Path Mapping: We enforce strict prefix mapping. If the Agent asks to write result.txt, our backend translates it to task-123/result.txt in OSS.
Isolation: For security, we only mount the specific sub-directory (prefix) for the current task, preventing the sandbox from accessing other users’ files.

This architecture allows the Agent to use its “own computer” to write code, generate documents, and create images, with all artifacts persistently stored in OSS.

Phase 4: The Concurrency Trap (Redis Locking)

As our system scaled, we encountered a strange bug: State Drift.

An Agent would issue two parallel tool calls:

pip install numpy
python analysis.py

Logic dictated that these should run in the same sandbox. However, due to async concurrency, both requests checked agent_state.sandbox_id, found it empty (or the previous sandbox expired), and simultaneously created two different sandboxes.

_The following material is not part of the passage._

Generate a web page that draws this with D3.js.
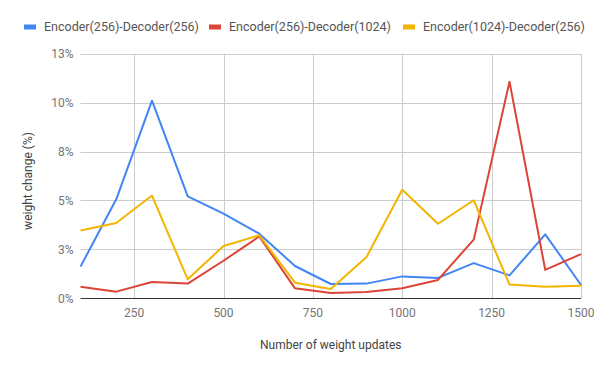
<!DOCTYPE html>
<html>
<head>
<meta charset="utf-8">
<script src="https://cdn.jsdelivr.net/npm/d3@7"></script>
<style>
  body { margin: 0; background: #fff; }
  text { font-family: Roboto, "Noto Sans", sans-serif; }
</style>
</head>
<body>
<div id="chart"></div>
<script>
// data
var updates = [100, 200, 300, 400, 500, 600, 700, 800, 900, 1000, 1100, 1200, 1300, 1400, 1500];
var enc256dec256 = [1.62, 5.06, 10.1, 5.21, 4.33, 3.3, 1.65, 0.73, 0.75, 1.12, 1.04, 1.8, 1.17, 3.27, 0.68];
var enc256dec1024 = [0.59, 0.34, 0.83, 0.75, 1.92, 3.16, 0.51, 0.27, 0.32, 0.51, 0.94, 3.0, 11.07, 1.45, 2.26];
var enc1024dec256 = [3.47, 3.85, 5.25, 0.97, 2.67, 3.22, 0.8, 0.48, 2.11, 5.55, 3.81, 5.01, 0.7, 0.59, 0.64];
var seriesNames = ["Encoder(256)-Decoder(256)", "Encoder(256)-Decoder(1024)", "Encoder(1024)-Decoder(256)"];
var seriesColors = ["#4285f4", "#db4437", "#f4b400"];
var xTicks = [250, 500, 750, 1000, 1250, 1500];
var yTicks = [0, 2.5, 5, 7.5, 10, 12.5];

var width = 600, height = 371;
var margin = {top: 54, right: 19, bottom: 73, left: 80.5};

var svg = d3.select("#chart").append("svg")
  .attr("width", width)
  .attr("height", height);

var x = d3.scaleLinear().domain([100, 1500]).range([margin.left, width - margin.right]);
var y = d3.scaleLinear().domain([0, 12.5]).range([height - margin.bottom + 0.3, margin.top - 0.3]);

// gridlines
var grid = svg.append("g");
grid.selectAll(".hg").data(yTicks.slice(1)).enter().append("line")
  .attr("x1", x(100)).attr("x2", x(1500))
  .attr("y1", function (d) { return Math.round(y(d)) + 0.5; })
  .attr("y2", function (d) { return Math.round(y(d)) + 0.5; })
  .style("stroke", "#cccccc").style("stroke-width", 1);
grid.selectAll(".vg").data(xTicks).enter().append("line")
  .attr("x1", function (d) { return Math.round(x(d)) + 0.5; })
  .attr("x2", function (d) { return Math.round(x(d)) + 0.5; })
  .attr("y1", y(0)).attr("y2", y(12.5))
  .style("stroke", "#cccccc").style("stroke-width", 1);

// y tick labels
svg.append("g").selectAll("text").data(yTicks).enter().append("text")
  .attr("x", x(100) - 7)
  .attr("y", function (d) { return y(d); })
  .attr("dy", "0.35em")
  .attr("text-anchor", "end")
  .style("font-size", "12px")
  .style("fill", "#757575")
  .text(function (d) { return Math.round(d) + "%"; });

// x tick labels
svg.append("g").selectAll("text").data(xTicks).enter().append("text")
  .attr("x", function (d) { return x(d); })
  .attr("y", y(0) + 19)
  .attr("text-anchor", "middle")
  .style("font-size", "12px")
  .style("fill", "#757575")
  .text(function (d) { return d; });

// series lines
var allSeries = [enc256dec256, enc256dec1024, enc1024dec256];
var line = d3.line()
  .x(function (d, i) { return x(updates[i]); })
  .y(function (d) { return y(d); });

// baseline
svg.append("line")
  .attr("x1", x(100)).attr("x2", x(1500))
  .attr("y1", Math.round(y(0)) + 0.5).attr("y2", Math.round(y(0)) + 0.5)
  .style("stroke", "#333333").style("stroke-width", 1);

svg.append("g").selectAll("path").data(allSeries).enter().append("path")
  .attr("d", line)
  .style("fill", "none")
  .style("stroke", function (d, i) { return seriesColors[i]; })
  .style("stroke-width", 2)
  .style("stroke-linejoin", "round");

// axis titles
svg.append("text")
  .attr("x", (x(100) + x(1500)) / 2)
  .attr("y", 349)
  .attr("text-anchor", "middle")
  .style("font-size", "12px")
  .style("fill", "#444444")
  .text("Number of weight updates");

svg.append("text")
  .attr("transform", "translate(32,181) rotate(-90)")
  .attr("text-anchor", "middle")
  .style("font-size", "12px")
  .style("fill", "#444444")
  .text("weight change (%)");

// legend
var legendX = [24, 209, 403];
var legend = svg.append("g").selectAll("g").data(seriesNames).enter().append("g")
  .attr("transform", function (d, i) { return "translate(" + legendX[i] + ",27)"; });
legend.append("rect")
  .attr("x", 0).attr("y", -2.5)
  .attr("width", 12).attr("height", 5)
  .style("fill", function (d, i) { return seriesColors[i]; });
legend.append("text")
  .attr("x", 20)
  .attr("dy", "0.35em")
  .style("font-size", "12.5px")
  .style("fill", "#555555")
  .text(function (d) { return d; });
</script>
</body>
</html>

Command 1 installed numpy in Sandbox A.
Command 2 ran the script in Sandbox B, failing with ModuleNotFoundError: No module named 'numpy'.

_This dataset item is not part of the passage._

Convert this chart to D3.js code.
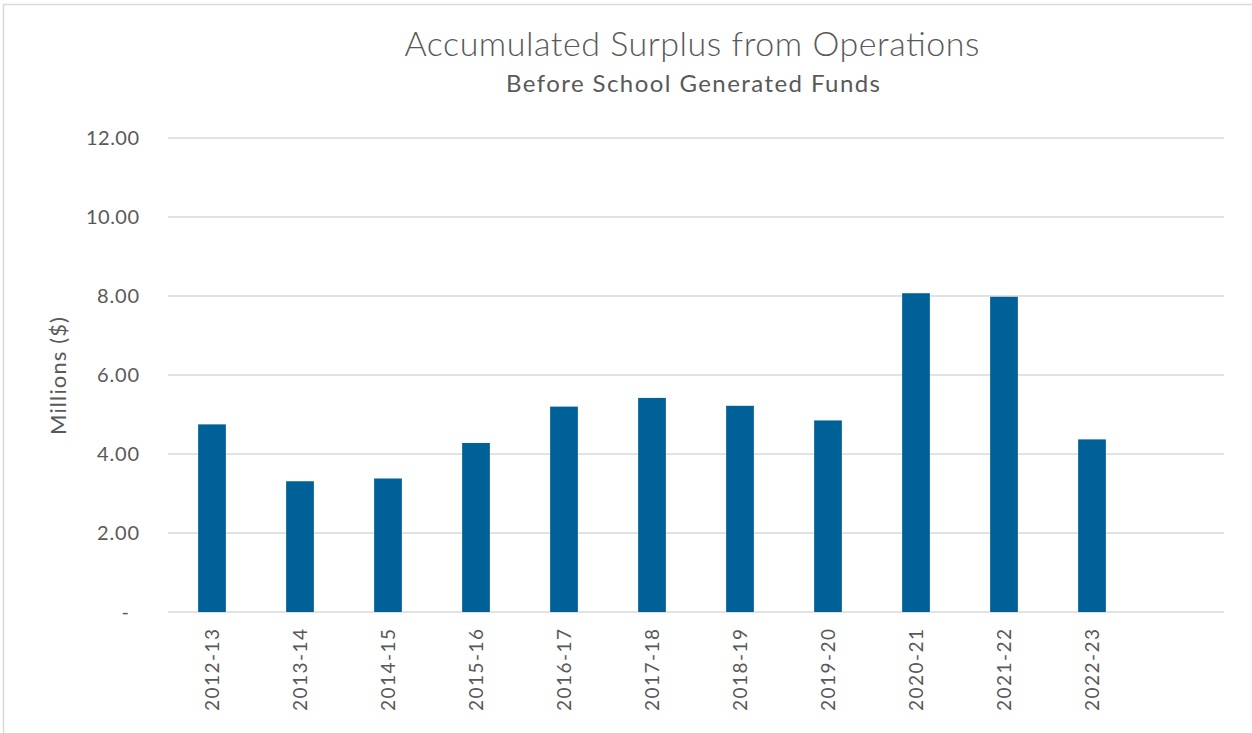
<!DOCTYPE html>
<html>
<head>
<meta charset="utf-8">
<script src="https://cdn.jsdelivr.net/npm/d3@7"></script>
<style>
  body { margin: 0; background: #fff; }
  text { font-family: Lato, "Open Sans", sans-serif; fill: #595959; }
</style>
</head>
<body>
<svg id="chart" width="1252" height="733"></svg>
<script>
// data
var years = ["2012-13", "2013-14", "2014-15", "2015-16", "2016-17", "2017-18",
  "2018-19", "2019-20", "2020-21", "2021-22", "2022-23"]
var surplus = [4.75, 3.31, 3.38, 4.28, 5.20, 5.42, 5.22, 4.85, 8.07, 7.98, 4.37]
var yTicks = [0, 2, 4, 6, 8, 10, 12]

var svg = d3.select("#chart")

// outer frame (only top/left edges are visible in the crop)
svg.append("rect")
  .attr("x", 3.5).attr("y", 4.5)
  .attr("width", 1300).attr("height", 800)
  .attr("fill", "none").attr("stroke", "#d9d9d9").attr("stroke-width", 1.5)

var plotLeft = 168, plotRight = 1224, plotTop = 138, plotBottom = 612

// one empty slot after the last year, as in the original
var slots = years.concat([""])
var x = d3.scaleBand().domain(slots.map(function(d, i) { return i }))
  .range([plotLeft, plotRight]).paddingInner(0.685).paddingOuter(0.3425)
var y = d3.scaleLinear().domain([0, 12]).range([plotBottom, plotTop])

// gridlines
svg.append("g").selectAll("line")
  .data(yTicks)
  .enter().append("line")
  .attr("x1", plotLeft).attr("x2", plotRight)
  .attr("y1", function(d) { return y(d) }).attr("y2", function(d) { return y(d) })
  .attr("stroke", "#d9d9d9").attr("stroke-width", 1.5)

// y tick labels
svg.append("g").selectAll("text")
  .data(yTicks)
  .enter().append("text")
  .attr("x", function(d) { return d === 0 ? 129 : 139 })
  .attr("y", function(d) { return y(d) })
  .attr("dy", "0.35em")
  .attr("text-anchor", "end")
  .attr("textLength", function(d) { return d === 0 ? null : (d >= 10 ? 53 : 42) })
  .style("font-size", "20px")
  .text(function(d) { return d === 0 ? "-" : d3.format(".2f")(d) })

// bars
svg.append("g").selectAll("rect")
  .data(surplus)
  .enter().append("rect")
  .attr("x", function(d, i) { return x(i) })
  .attr("width", x.bandwidth())
  .attr("y", function(d) { return y(d) })
  .attr("height", function(d) { return y(0) - y(d) })
  .attr("fill", "#006098")

// x labels, rotated
svg.append("g").selectAll("text")
  .data(years)
  .enter().append("text")
  .attr("transform", function(d, i) {
    return "translate(" + (x(i) + x.bandwidth() / 2) + ",629) rotate(-90)"
  })
  .attr("dy", "0.35em")
  .attr("text-anchor", "end")
  .attr("textLength", 82)
  .style("font-size", "19px")
  .text(function(d) { return d })

// y axis title
svg.append("text")
  .attr("transform", "translate(58,376) rotate(-90)")
  .attr("dy", "0.35em")
  .attr("text-anchor", "middle")
  .attr("textLength", 118)
  .style("font-size", "22px")
  .text("Millions ($)")

// titles
svg.append("text")
  .attr("x", 692).attr("y", 56)
  .attr("text-anchor", "middle")
  .attr("textLength", 575)
  .style("font-size", "34px").style("font-weight", 300)
  .text("Accumulated Surplus from Operations")

svg.append("text")
  .attr("x", 693).attr("y", 92)
  .attr("text-anchor", "middle")
  .attr("textLength", 374)
  .style("font-size", "24px")
  .text("Before School Generated Funds")
</script>
</body>
</html>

The Fix: Redis Distributed Lock

We couldn’t rely on the Agent’s memory state alone. We introduced a Redis Lock keyed by the thread_id.

This ensures that even if an Agent “thinks” in parallel, its “body” (the sandbox) remains a singleton resource for that session.

Phase 5: The “State Persistence” Trap

The “Pause” Strategy (Failed)

We initially wanted the Agent to “remember” everything indefinitely. We used the sandbox’s Pause/Resume feature to snapshot the container state after every run.

The Result: Disaster.
Storage Explosion: In just one month, we accumulated 600GB of container snapshots because we weren’t destroying them.
Reliability: Resuming memory state proved unstable. Often, variable definitions were lost or the Python kernel hung upon resume.

The “Keep-Alive” Strategy (Current)

We analyzed our logs and found that 99% of tasks (Data Analysis, Plotting) finish within minutes. Long-running state was rarely needed.

We switched to a simpler strategy:

5-Minute Keep-Alive: If the Agent is active, keep the sandbox warm.
Auto-Kill: After 5 minutes of inactivity, destroy the sandbox.
Stateless Execution: We encourage the Agent to treat every code block as self-contained or to reload data from the persistent file system (mounted OSS) if needed.

Conclusion

Building a Sandbox is not just about docker run. It’s about lifecycle management, file synchronization, and choosing the right provider for your target audience.

Moving to a managed service like PPIO saved us hundreds of engineering hours, allowing us to focus on the Agent’s reasoning logic rather than Kubernetes maintenance.